Olympics bid cities display passion, coolness and pugnacity
Young athletes take part in Istanbul's presentation at the IOC meeting in Buenos Aires on September 5, 2013. Istanbul, Tokyo and Madrid - the three cities bidding to host the 2020 Summer Olympic Games - presented vastly different faces on Friday as they wrapped up their campaigns on the eve of the vote in Buenos Aires.
Istanbul stayed true to their nature and delivered a passionate message, while Madrid, displayed a professional attitude commensurate with their image now of many observers' idea of the winners.
Tokyo were pugnacious, their governor Naoki Inose delivering a stinging rebuke to some of the media for their reporting of the Fukushima nuclear plant crisis.
It was the type of firm response that was required earlier in the week when their opening press conference was dominated by questions over the leaks of contaminated water from the plant.
The three of them still have their final presentations to the International Olympic Committee (IOC) members to come on Saturday prior to the vote -- for which members from the countries of the cities cannot do so until they are out of the race.
While safety questions have dogged Tokyo's bid, Madrid has faced fears about Spain's recession-hit economy and Istanbul has been in the spotlight after a crackdown on anti-government protesters earlier this year and the bloody conflict in Turkey's neighbour Syria.
Istanbul's bid president Hasan Arat meanwhile fronted up, as he has done throughout the dynamic and emotional campaign by the Turkish city and by far the best of the five bids they have put together, and refused to accept the idea they would finish third.
"It will be the most important day in the history of the Republic of Turkey," said the former professional basketball player, who is now a successful businessman.
"When you see our presentation you will understand what is happening."
Arat, who has placed great emphasis on the youthful population of Turkey including 50 of them in the presentation delegation as he says 'On Turkey's biggest day we are turning to the future', said Saturday would be an historic day.
Istanbul are bidding to become the first predominantly Muslim country to host the Games which Arat says if successful would be a turning point not only for the country but for the region as well.
"We are optimistic that the IOC will choose to make history with Istanbul 2020," said Arat.
Madrid's public appearances have lacked the passion of Istanbul's but they have been to the point and Friday's was again the case as they eye going one better than for the 2016 Games and two better than for the 2012 edition.
They stuck to their themes which have played so well since June of having a relatively small but realistic budget -- all the infrastructure and 28 of the 35 venues are built thanks to promises honoured in the previous bids -- and a Games suited to the financially troubled times.
"We are optimistic, we are realistic, we know the big potential of the other bids," said Madrid bid chief Alejandro Blanco.
"Ojala (hopefully), this long path leads us to victory."
Tokyo Governor Inose's soft voice does not lend itself to realising that he is riled but his comments were clear and to the point as he said the true facts of the state of Fukushima and the action being taken had not been reported.
"So much rumour has been conveyed by the media.
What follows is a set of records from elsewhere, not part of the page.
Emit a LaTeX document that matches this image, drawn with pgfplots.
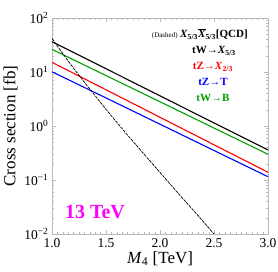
\documentclass[border=0pt]{standalone}
\usepackage{fontspec}
\setmainfont{Liberation Serif}
\usepackage{pgfplots}
\pgfplotsset{compat=1.18}
\definecolor{mygreen}{RGB}{0,160,0}
\definecolor{mymag}{RGB}{255,0,255}
\begin{document}
\begin{tikzpicture}
\begin{axis}[
  scale only axis,
  width=216pt, height=216pt,
  ymode=log,
  xmin=1, xmax=3, ymin=0.01, ymax=100,
  xtick={1,1.5,2,2.5,3},
  minor x tick num=9,
  ytick={0.01,0.1,1,10,100},
  yticklabels={10\textsuperscript{−2},10\textsuperscript{−1},10\textsuperscript{0},10\textsuperscript{1},10\textsuperscript{2}},
  xticklabel style={/pgf/number format/fixed,/pgf/number format/precision=1,/pgf/number format/fixed zerofill, yshift=-1pt},
  /pgf/number format/assume math mode=true,
  ticklabel style={font=\fontsize{13.5}{13.5}\selectfont},
  axis line style={gray!55},
  tick style={gray!55},
  major tick length=4pt, minor tick length=2pt,
  xlabel={\textit{M}\textsubscript{4} [TeV]},
  ylabel={Cross section [fb]},
  label style={font=\fontsize{17}{17}\selectfont},
  xlabel style={yshift=3pt},
  ylabel style={yshift=0pt},
  clip=true,
]
\addplot[black, line width=1.1pt] coordinates {(1.0,36.4) (1.5,11.5) (2.0,3.62) (2.5,1.14) (3.0,0.36)};
\addplot[mygreen, line width=1.1pt] coordinates {(1.0,26.3) (1.5,8.59) (2.0,2.81) (2.5,0.917) (3.0,0.30)};
\addplot[red, line width=1.1pt] coordinates {(1.0,15.1) (1.5,4.69) (2.0,1.45) (2.5,0.449) (3.0,0.139)};
\addplot[blue, line width=1.1pt] coordinates {(1.0,10.1) (1.5,3.31) (2.0,1.08) (2.5,0.352) (3.0,0.115)};
\addplot[black, line width=0.7pt, dash pattern=on 3pt off 1pt] coordinates {
 (1.0,41.7) (1.1,21.9) (1.2,11.7) (1.3,6.46) (1.4,3.63) (1.5,2.04) (1.6,1.17) (1.7,0.676)
 (1.8,0.398) (1.9,0.234) (2.0,0.138) (2.1,0.0813) (2.2,0.0479) (2.3,0.0288) (2.4,0.0170)
 (2.5,0.0100) (2.6,0.00603)};
\node[anchor=east, inner sep=0pt] at (rel axis cs:0.907,0.926) {{\fontsize{7}{7}\selectfont (Dashed)}\ \textbf{\fontsize{11}{11}\selectfont\textit{X}\textsubscript{5/3}$\overline{\mbox{\textbf{\textit{X}}}}$\textsubscript{5/3}[QCD]}};
\node[font=\bfseries\fontsize{11}{11}\selectfont, inner sep=0pt] at (rel axis cs:0.75,0.847) {tW→\textit{X}\textsubscript{5/3}};
\node[font=\bfseries\fontsize{11}{11}\selectfont, text=red, inner sep=0pt] at (rel axis cs:0.745,0.773) {tZ→\textit{X}\textsubscript{2/3}};
\node[font=\bfseries\fontsize{11}{11}\selectfont, text=blue, inner sep=0pt] at (rel axis cs:0.745,0.704) {tZ→T};
\node[font=\bfseries\fontsize{11}{11}\selectfont, text=mygreen, inner sep=0pt] at (rel axis cs:0.745,0.63) {tW→B};
\node[font=\bfseries\fontsize{20}{20}\selectfont, text=mymag, inner sep=0pt] at (rel axis cs:0.199,0.102) {13 TeV};
\end{axis}
\pgfresetboundingbox
\path ([shift={(-52pt,-38pt)}]current axis.south west) rectangle ([shift={(10pt,18pt)}]current axis.north east);
\end{tikzpicture}
\end{document}
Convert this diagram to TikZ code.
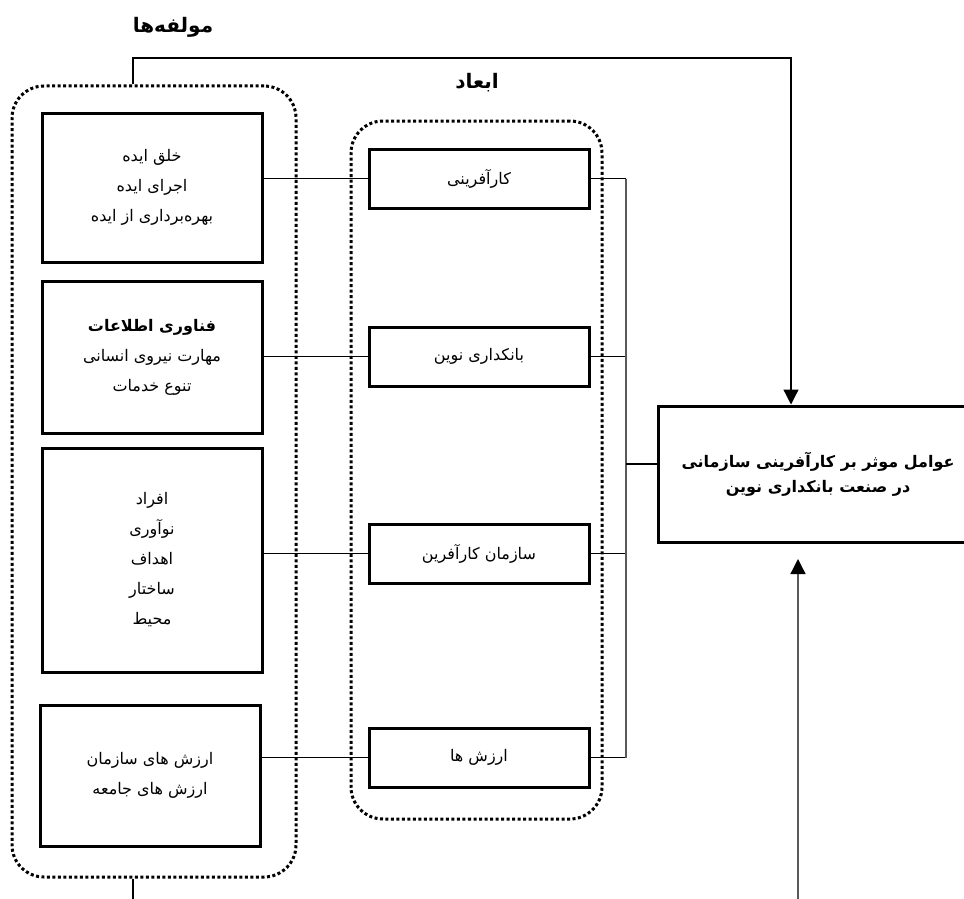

When it was discussed by the Cabinet on September 3 on what to do the paper was published in both Japanese and English.
"First of all you should read the statement and then ask questions," said the 66-year-old.
"Fact and basis should be reported. We will provide all the data and that will be fair."
A more seductive tone was lent to the proceedings by Japan's eloquent 27-year-old double fencing Olympic silver medallist Yuki Ota.
He outlined what his goal was after visiting the areas devastated by the 2011 tsunami and earthquake in north eastern Japan which left over 18,000 people dead.
"Winning the Games will restore the smiles on the faces of the children."